En los últimos 5 años, redes sociales como Facebook, Instagram o Youtube han conseguido mejorar su capacidad de segmentación exponencialmente.
Este hecho, que al principio solo tenía un objetivo comercial, lleva ya un lustro provocando consecuencias mucho más graves. El pensamiento, la ideología, las creencias, se están desatomizando, homogenizando. Nuestra vida, la de las redes, en las que pasamos casi seis horas de nuestro tiempo libre (y subiendo) se convierte así en un microcosmos de personas con ideas afines a las nuestras. Incluso si estas son mentira. Las redes sociales crean así un círculo vicioso que retroalimenta tus opiniones, ya creas que el hombre nunca llegó a la luna o que el Holocausto es una patraña.
Esto no solo afecta a aquellos que no tienen la suficiente capacidad crítica como para poner en duda la información y acaban cayendo en dogmas extremistas. Nos afecta a todos, que acabamos convirtiéndonos en criaturas egocéntricas que chapoteamos en una charca social donde todo el mundo opina como nosotros y pervierte nuestra realidad de forma inevitable, clasificando a todos los que nos rodean en aquellos que están conmigo o que están contra mí. Las redes sociales están haciendo desaparecer los grises. Dentro de poco solo habrá blanco y negro, porque es más divertido, es más excitante, es menos trabajoso, es más instantáneo. Y es, también, mucho más peligroso.
Pero ese microcosmos también afecta a aquellos que no viven en él, en aquellos que no tienen redes, porque viven rodeados de personas intoxicadas por esa charca social, que influyen sobres sus vidas, de una forma u otra.
Me resultó inexplicable ver a la gente alucinar con “El dilema de las redes sociales” de Netflix, un documental que denuncia prácticas que, precisamente lleva a cabo la propia plataforma audiovisual de forma extrema . Hasta ese punto hemos llegado.
Orwell y Huxley plantearon un futuro en el que el Estado dirigiría la vida de los individuos a través de poderosos medios de control. Lo que ninguno de los dos autores adivinaron es que serían los medios de control los que, precisamente, tomarían el mando de los Estados. Facebook, Instagram, Tinder, Youtube…dirigen, de una forma u otra, más directa o indirecta, los designios de millones de individuos, creando una cultura completamente focalizada a la banalización de las luchas sociales, la homogenización de la idea del éxito y la felicidad o el culto a la apariencia. Hasta el amor está cambiando y los estudios de mercado de la propia plataforma demuestran que, desde el boom de las aplicaciones para encontrar pareja, los hábitos sentimentales están cambiando, produciéndose un alteración en la duración de las relaciones amorosas de los estadounidenses que, entre los menores de 40 años, se ha reducido hasta un 40% en los últimos 5 años. Es demencial.

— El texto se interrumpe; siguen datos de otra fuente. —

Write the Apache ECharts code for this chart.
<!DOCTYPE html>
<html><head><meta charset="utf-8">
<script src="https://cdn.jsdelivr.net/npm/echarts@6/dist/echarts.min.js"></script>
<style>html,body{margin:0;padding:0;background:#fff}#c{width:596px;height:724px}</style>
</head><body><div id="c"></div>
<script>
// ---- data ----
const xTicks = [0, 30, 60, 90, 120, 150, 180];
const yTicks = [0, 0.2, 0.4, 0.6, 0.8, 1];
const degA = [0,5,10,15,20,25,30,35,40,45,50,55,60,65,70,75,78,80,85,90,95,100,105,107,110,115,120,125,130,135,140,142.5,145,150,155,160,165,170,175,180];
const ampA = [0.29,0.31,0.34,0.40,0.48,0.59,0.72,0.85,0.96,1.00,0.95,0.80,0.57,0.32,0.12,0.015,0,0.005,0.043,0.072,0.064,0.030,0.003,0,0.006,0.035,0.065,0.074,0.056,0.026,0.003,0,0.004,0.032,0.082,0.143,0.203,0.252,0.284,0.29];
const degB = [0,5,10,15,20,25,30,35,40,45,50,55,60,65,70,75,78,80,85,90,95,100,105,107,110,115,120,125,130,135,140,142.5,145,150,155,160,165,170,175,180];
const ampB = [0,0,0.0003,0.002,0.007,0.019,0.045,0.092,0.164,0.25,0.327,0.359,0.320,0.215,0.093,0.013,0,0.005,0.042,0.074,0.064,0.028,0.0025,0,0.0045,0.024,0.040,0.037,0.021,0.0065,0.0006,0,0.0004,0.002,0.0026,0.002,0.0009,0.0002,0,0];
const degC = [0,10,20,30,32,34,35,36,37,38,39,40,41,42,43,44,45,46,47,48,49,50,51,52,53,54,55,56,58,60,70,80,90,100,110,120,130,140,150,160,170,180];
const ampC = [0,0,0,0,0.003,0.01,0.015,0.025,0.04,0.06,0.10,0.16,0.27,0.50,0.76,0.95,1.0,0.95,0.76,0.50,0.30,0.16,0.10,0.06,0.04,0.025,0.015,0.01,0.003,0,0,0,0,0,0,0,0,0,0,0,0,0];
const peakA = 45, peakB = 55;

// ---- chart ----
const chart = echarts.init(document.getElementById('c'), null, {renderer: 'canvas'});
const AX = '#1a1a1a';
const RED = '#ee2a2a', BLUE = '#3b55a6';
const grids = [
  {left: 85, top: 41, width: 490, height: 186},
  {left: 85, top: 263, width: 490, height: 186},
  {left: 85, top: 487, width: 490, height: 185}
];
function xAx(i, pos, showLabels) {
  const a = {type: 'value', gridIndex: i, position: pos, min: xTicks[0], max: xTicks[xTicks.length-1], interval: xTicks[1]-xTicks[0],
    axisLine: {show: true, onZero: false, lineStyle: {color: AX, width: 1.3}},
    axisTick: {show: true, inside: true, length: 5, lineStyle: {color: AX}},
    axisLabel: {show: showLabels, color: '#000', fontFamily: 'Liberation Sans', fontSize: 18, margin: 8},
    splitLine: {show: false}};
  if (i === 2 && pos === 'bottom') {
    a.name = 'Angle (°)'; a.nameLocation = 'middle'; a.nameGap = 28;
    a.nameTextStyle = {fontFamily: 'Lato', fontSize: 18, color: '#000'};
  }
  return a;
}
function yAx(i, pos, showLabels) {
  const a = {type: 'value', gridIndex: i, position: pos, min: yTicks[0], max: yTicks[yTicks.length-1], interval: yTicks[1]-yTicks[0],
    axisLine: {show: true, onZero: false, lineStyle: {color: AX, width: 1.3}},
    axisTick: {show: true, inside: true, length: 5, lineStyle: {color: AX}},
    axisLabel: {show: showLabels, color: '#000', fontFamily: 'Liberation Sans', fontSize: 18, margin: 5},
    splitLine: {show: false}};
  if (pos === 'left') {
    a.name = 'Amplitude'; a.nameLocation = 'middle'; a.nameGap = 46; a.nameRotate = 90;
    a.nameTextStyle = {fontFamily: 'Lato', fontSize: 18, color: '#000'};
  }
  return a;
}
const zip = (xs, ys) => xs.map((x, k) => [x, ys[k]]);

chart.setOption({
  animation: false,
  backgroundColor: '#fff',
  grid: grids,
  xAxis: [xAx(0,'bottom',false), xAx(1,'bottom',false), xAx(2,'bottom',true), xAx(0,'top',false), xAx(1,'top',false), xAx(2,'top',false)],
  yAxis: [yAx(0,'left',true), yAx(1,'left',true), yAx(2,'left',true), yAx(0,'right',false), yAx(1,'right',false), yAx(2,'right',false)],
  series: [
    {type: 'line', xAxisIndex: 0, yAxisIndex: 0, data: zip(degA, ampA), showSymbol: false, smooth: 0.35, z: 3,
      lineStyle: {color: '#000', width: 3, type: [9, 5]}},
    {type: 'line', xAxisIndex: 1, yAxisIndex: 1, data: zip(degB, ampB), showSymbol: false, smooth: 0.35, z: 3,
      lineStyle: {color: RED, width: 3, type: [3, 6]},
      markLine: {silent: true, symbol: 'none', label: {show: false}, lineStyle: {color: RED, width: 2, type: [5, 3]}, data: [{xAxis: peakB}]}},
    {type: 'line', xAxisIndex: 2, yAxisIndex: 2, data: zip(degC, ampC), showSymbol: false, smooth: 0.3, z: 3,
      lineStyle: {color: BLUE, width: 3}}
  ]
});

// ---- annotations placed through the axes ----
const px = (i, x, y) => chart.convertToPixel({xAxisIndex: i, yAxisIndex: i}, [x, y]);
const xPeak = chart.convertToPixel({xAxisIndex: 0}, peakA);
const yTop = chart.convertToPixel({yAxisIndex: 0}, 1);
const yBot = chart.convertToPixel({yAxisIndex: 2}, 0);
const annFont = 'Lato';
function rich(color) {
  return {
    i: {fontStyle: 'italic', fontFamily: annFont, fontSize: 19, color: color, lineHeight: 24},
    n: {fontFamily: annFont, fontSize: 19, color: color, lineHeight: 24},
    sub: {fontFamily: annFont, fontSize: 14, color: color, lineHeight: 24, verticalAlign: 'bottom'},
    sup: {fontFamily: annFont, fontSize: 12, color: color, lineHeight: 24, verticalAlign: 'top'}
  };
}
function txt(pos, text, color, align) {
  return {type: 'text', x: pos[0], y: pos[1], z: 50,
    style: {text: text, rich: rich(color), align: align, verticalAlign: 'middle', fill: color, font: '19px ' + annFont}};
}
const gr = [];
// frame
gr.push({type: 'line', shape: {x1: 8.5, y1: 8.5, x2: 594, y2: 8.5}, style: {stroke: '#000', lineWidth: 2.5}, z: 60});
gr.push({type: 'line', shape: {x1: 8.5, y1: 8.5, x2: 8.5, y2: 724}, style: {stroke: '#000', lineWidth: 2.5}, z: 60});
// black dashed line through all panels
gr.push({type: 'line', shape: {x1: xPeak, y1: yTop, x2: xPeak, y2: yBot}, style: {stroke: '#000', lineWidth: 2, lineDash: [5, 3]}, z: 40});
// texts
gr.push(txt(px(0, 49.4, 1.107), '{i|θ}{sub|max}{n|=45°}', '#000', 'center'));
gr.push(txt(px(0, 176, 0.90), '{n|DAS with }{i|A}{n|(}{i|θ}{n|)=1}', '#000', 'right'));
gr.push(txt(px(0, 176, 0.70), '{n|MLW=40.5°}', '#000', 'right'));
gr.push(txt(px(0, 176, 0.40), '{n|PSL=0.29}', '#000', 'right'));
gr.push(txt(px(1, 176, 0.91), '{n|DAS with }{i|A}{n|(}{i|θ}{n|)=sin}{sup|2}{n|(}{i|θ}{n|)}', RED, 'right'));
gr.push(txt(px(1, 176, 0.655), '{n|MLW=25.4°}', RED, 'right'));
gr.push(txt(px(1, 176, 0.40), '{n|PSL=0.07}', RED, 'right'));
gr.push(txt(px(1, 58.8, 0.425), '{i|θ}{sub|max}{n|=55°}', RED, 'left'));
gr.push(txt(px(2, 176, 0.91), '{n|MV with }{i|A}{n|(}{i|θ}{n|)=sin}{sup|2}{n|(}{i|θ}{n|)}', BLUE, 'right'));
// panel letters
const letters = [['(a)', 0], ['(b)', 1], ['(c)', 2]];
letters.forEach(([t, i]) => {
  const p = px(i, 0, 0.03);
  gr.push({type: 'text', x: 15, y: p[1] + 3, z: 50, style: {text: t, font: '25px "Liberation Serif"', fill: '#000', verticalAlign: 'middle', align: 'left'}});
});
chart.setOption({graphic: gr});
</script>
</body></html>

La universidad de Berkeley hizo un estudio sobre las tendencias musicales en base a las letras y los acordes de las canciones. Las conclusiones eran claras: desde que surge internet, la música sufre la época dorada de la banalización. (“La cultura se ha convertido en un eterno revival”, Byung-Chul Han). Las canciones son cada vez más iguales, más parecidas. Por otro lado el cine vive en un eterno ciclo tóxico de melancolía. Los arquitectos hablan de una homogenización en el interiorismo de la mano de AirbNb, una plataforma que ha tenido consecuencias desastrosas en la homogenización de los barrios (qué maravillosa era la economía compartida) y para qué hablar de Amazon y el pequeño negocio. Poderosas multinacionales que provocan un efecto embudo a nivel cultural, logrando, en unos pocos años, lo que no logró la tan cacareada globalización, pero trascendiendo ampliamente a lo económico.
Internet ha traído avances indiscutibles y extraordinarios, también para la libertad, eso es indudable, pero también la ha restado a pasos agigantados desde una perspectiva económica y cultural. Antes se acometían conflictos bélicos en defensa de multinacionales o de un modelo de consumo, pero hoy, ¿quién quiere guerras teniendo un buscador o una red social?
Y lo peor de todo esto no es lo que aquí describo. Hay algo muchísimo más peligroso y más tóxico. La gran tragedia es que lo hemos aceptado sin rechistar, con una facilidad pasmosa. Caminamos hacia el más absoluto de los limbos vitales, quemando libertades e identidades en una gran pira de consumismo. Y no solo no hacemos nada, sino que colgamos esto en una red social, buscando no sabemos muy bien el qué.
Mientras los niveles de bienestar, calidad sanitaria y esperanza de vida siguen subiendo hasta niveles que hace 10 años creíamos imposibles, el consumo de antidepresivos y ansiolíticos (incremento en España del 200% en los últimos 20 años) es ya el gran negocio de la industria farmacéutica.
¿Hacia dónde estamos yendo? ¿Qué coño nos ha pasado?